begin DATA FOR THE TASK
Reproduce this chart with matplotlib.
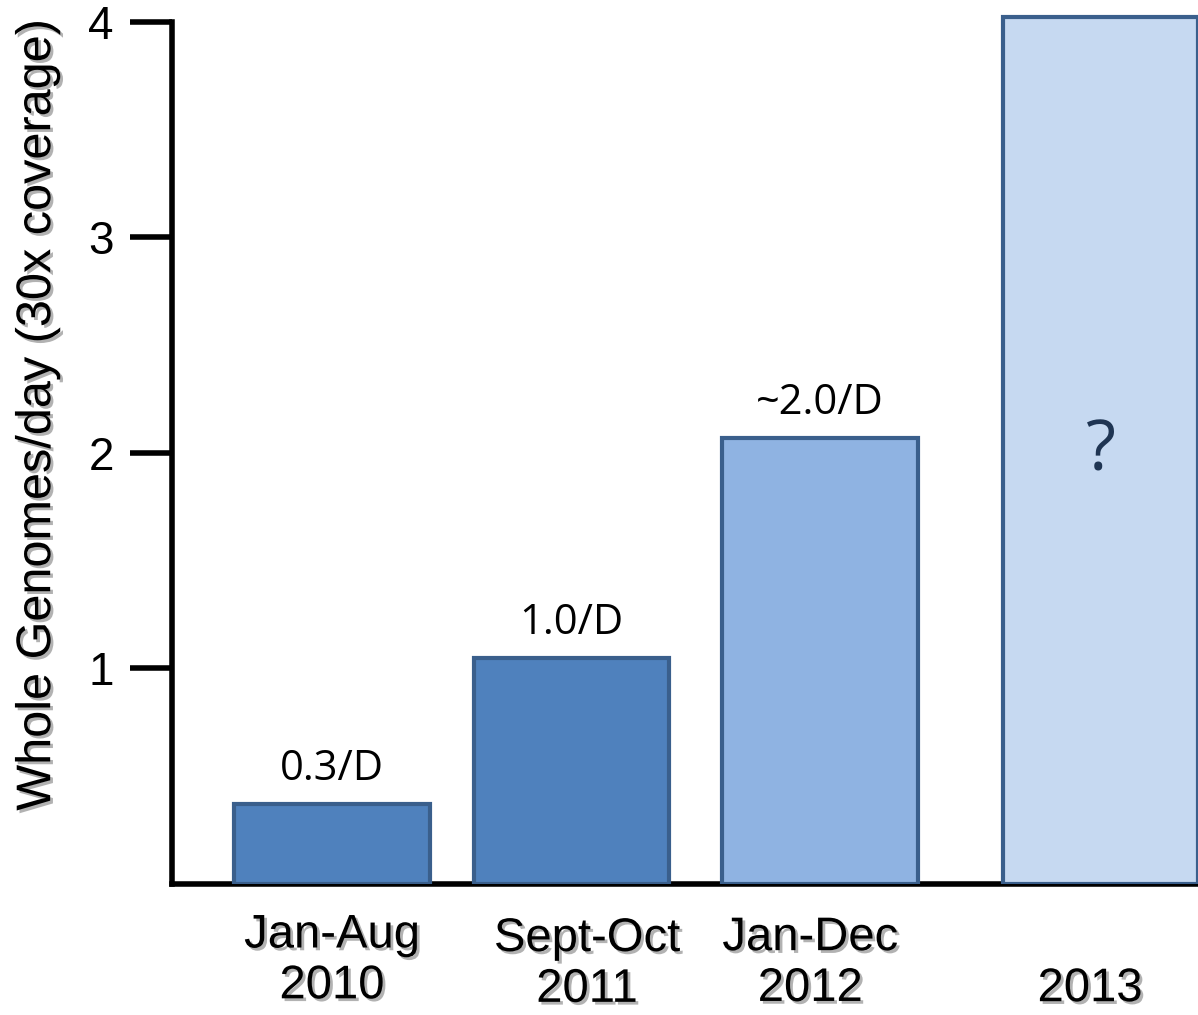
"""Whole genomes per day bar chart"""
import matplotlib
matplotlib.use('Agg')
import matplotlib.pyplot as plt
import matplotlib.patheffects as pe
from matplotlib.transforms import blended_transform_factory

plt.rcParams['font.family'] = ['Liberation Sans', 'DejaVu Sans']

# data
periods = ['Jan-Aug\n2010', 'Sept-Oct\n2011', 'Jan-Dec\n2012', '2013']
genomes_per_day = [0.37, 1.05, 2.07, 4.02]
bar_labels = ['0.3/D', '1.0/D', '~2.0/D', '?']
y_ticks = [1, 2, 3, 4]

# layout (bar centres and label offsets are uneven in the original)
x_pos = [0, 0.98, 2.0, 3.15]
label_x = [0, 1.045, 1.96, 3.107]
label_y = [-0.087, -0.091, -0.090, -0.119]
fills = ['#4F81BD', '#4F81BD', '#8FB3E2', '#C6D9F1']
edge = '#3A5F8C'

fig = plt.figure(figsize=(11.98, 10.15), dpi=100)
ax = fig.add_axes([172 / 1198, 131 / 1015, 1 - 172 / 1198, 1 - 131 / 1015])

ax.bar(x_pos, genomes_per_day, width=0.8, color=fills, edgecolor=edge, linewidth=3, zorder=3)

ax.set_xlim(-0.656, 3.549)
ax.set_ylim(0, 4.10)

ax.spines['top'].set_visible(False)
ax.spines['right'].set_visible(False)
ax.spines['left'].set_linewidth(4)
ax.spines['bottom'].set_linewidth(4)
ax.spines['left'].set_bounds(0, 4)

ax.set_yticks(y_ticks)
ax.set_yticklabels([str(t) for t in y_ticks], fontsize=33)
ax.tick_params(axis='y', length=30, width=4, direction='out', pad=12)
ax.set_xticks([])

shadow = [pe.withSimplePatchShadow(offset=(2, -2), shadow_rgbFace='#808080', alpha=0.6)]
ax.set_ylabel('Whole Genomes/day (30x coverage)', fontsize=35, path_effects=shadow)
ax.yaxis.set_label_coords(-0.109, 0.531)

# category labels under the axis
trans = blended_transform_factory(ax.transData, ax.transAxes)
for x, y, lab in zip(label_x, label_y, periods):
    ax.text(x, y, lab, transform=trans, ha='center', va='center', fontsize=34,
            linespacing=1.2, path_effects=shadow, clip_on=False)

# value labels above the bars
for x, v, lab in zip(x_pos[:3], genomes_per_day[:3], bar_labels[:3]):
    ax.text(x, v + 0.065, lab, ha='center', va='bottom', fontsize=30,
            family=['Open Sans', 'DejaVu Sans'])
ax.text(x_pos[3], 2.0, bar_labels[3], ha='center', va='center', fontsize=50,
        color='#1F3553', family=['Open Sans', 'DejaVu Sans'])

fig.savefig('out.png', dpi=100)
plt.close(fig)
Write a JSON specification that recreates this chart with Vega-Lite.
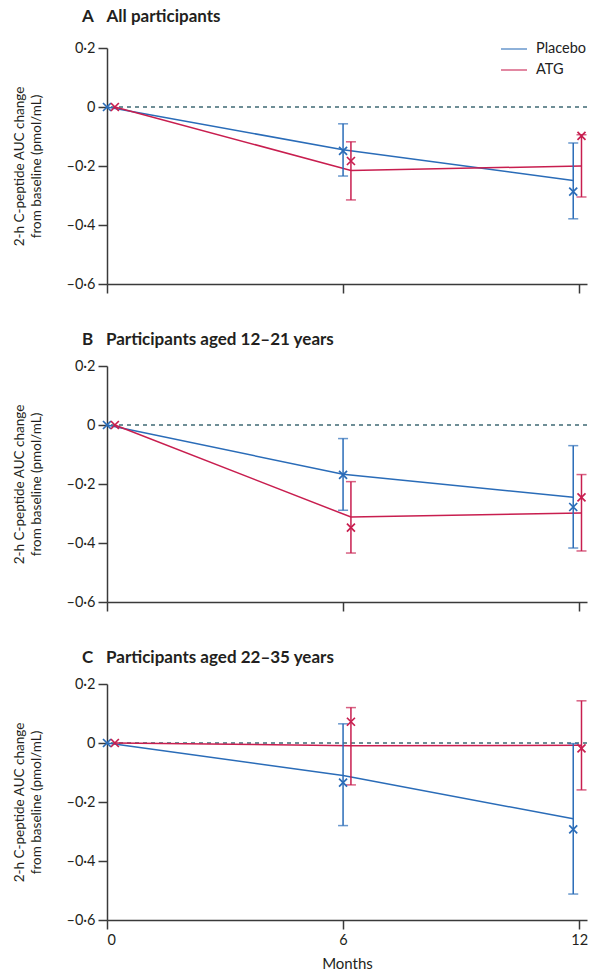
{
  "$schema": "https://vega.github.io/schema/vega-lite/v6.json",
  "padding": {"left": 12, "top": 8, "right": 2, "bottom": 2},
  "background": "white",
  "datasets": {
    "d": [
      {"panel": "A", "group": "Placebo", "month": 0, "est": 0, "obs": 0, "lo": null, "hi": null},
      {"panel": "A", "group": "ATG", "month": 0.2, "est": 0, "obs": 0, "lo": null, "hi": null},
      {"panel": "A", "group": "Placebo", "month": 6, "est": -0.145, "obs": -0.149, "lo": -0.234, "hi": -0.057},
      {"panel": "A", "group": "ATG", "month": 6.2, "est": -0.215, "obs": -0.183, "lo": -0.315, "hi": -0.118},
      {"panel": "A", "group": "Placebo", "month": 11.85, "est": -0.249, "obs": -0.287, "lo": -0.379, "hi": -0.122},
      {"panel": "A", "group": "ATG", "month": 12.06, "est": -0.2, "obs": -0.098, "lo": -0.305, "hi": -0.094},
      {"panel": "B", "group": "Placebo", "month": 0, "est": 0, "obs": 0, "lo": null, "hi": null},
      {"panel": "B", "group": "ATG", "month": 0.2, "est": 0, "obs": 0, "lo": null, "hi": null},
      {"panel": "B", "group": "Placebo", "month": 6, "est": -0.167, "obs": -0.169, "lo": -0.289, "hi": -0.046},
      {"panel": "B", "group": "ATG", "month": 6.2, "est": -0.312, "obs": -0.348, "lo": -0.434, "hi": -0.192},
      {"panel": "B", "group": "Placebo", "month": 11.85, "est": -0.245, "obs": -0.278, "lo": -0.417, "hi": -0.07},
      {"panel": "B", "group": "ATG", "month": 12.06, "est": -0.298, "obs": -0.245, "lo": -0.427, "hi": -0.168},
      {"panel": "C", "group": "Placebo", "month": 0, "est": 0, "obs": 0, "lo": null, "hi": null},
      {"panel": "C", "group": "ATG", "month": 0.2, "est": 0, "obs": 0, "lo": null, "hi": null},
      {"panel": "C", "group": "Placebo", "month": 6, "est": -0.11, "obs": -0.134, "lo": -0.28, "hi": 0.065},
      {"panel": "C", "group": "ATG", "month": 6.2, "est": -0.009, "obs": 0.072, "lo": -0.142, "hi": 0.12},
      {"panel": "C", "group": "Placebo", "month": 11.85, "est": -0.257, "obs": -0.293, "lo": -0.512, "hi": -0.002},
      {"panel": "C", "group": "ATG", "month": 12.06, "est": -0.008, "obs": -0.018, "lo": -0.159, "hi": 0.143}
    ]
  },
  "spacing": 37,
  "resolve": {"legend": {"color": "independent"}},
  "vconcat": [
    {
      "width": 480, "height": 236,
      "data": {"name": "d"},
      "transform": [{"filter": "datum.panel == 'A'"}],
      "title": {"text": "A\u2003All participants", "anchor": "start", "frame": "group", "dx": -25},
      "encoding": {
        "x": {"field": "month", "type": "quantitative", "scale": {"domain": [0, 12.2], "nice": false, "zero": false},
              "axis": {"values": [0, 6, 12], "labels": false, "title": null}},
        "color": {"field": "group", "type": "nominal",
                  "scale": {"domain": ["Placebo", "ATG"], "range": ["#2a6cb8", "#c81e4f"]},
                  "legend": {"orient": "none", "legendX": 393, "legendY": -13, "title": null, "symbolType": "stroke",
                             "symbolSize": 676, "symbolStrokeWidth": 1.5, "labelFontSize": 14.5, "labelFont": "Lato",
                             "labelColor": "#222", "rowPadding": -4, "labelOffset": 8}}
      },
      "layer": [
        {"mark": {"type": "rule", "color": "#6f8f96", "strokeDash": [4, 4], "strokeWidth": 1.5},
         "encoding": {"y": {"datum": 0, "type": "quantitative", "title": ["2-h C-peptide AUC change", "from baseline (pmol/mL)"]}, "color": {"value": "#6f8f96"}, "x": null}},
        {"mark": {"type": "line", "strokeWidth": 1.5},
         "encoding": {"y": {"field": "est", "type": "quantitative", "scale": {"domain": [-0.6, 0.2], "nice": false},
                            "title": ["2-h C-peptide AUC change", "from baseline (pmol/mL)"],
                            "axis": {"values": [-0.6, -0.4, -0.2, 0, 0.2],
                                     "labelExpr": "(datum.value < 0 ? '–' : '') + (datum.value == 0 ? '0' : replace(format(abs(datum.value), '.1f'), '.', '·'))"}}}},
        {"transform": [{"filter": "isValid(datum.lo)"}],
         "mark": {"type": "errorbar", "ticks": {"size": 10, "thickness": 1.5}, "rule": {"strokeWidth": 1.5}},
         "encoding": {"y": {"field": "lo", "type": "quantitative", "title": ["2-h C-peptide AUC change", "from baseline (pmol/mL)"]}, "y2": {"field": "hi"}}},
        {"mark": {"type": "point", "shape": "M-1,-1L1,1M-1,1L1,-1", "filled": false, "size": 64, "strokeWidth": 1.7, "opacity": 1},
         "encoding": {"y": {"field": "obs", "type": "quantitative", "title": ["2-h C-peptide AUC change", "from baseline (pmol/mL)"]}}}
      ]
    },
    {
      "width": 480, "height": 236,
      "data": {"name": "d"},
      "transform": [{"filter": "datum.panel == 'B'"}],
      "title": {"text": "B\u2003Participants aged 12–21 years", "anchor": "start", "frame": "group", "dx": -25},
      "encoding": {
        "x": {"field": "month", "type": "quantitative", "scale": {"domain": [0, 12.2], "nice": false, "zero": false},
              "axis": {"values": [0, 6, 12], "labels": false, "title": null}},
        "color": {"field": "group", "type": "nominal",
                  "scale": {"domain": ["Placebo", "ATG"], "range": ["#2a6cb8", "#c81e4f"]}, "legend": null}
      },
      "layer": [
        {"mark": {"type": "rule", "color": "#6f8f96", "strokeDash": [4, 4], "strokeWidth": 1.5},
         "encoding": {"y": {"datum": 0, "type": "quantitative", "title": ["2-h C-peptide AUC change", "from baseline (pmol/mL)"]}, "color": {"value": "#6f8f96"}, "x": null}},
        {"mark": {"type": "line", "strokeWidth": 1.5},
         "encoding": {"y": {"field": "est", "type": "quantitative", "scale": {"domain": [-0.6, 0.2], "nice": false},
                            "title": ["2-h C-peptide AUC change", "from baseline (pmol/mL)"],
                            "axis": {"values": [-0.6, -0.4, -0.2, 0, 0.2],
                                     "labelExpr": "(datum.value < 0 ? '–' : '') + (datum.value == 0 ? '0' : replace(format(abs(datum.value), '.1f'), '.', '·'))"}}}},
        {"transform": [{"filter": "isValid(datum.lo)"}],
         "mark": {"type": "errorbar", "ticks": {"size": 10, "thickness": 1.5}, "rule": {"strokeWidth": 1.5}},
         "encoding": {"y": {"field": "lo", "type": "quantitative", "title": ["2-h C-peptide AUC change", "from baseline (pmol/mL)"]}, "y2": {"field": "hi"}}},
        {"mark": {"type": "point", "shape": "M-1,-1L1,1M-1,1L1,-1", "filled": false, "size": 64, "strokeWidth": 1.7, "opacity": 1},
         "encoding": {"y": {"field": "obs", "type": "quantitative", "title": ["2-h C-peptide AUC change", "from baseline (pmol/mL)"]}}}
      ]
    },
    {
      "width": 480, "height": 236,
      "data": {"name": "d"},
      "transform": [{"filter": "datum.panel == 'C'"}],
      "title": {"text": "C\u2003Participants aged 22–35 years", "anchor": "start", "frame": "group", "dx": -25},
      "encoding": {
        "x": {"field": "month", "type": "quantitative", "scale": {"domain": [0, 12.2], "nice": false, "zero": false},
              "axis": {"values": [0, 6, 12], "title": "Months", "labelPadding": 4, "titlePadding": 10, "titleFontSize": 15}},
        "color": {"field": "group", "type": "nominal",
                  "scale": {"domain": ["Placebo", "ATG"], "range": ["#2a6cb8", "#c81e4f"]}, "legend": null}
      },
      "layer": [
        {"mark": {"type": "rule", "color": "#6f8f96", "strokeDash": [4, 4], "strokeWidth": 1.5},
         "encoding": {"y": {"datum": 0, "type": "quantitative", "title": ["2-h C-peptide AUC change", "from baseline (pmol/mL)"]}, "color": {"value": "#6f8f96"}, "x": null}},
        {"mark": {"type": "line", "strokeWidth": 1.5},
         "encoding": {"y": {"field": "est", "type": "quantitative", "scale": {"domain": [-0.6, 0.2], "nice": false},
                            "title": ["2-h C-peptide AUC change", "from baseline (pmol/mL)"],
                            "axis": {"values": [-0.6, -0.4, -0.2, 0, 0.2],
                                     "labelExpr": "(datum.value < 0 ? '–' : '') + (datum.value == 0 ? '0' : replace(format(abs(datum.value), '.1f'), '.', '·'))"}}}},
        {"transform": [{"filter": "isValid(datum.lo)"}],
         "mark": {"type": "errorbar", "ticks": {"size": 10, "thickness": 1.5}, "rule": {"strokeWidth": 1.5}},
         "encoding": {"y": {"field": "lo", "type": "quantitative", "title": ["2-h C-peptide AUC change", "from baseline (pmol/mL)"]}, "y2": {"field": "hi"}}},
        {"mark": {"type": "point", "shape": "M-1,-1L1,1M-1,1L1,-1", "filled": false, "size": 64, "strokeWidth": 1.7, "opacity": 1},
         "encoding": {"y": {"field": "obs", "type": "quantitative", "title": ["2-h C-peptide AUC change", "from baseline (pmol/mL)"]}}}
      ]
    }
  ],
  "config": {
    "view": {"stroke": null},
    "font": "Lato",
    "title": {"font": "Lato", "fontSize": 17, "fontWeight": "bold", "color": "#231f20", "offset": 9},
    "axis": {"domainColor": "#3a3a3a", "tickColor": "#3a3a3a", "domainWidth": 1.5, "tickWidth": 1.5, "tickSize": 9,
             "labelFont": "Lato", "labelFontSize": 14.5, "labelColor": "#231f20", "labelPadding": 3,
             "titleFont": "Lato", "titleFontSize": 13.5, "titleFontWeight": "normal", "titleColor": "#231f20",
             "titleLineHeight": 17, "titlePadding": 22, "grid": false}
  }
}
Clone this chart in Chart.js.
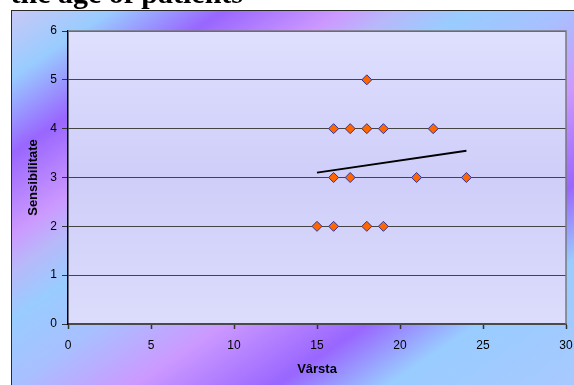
end DATA FOR THE TASK
◆ EXERCISE
From the opening line of the entries above to the line containing "ax.set_ylim(0, 4.10)", please transcribe each line exactly, skipping every picture.

◆ FINAL RESULT
Reproduce this chart with matplotlib.
"""Whole genomes per day bar chart"""
import matplotlib
matplotlib.use('Agg')
import matplotlib.pyplot as plt
import matplotlib.patheffects as pe
from matplotlib.transforms import blended_transform_factory

plt.rcParams['font.family'] = ['Liberation Sans', 'DejaVu Sans']

# data
periods = ['Jan-Aug\n2010', 'Sept-Oct\n2011', 'Jan-Dec\n2012', '2013']
genomes_per_day = [0.37, 1.05, 2.07, 4.02]
bar_labels = ['0.3/D', '1.0/D', '~2.0/D', '?']
y_ticks = [1, 2, 3, 4]

# layout (bar centres and label offsets are uneven in the original)
x_pos = [0, 0.98, 2.0, 3.15]
label_x = [0, 1.045, 1.96, 3.107]
label_y = [-0.087, -0.091, -0.090, -0.119]
fills = ['#4F81BD', '#4F81BD', '#8FB3E2', '#C6D9F1']
edge = '#3A5F8C'

fig = plt.figure(figsize=(11.98, 10.15), dpi=100)
ax = fig.add_axes([172 / 1198, 131 / 1015, 1 - 172 / 1198, 1 - 131 / 1015])

ax.bar(x_pos, genomes_per_day, width=0.8, color=fills, edgecolor=edge, linewidth=3, zorder=3)

ax.set_xlim(-0.656, 3.549)
ax.set_ylim(0, 4.10)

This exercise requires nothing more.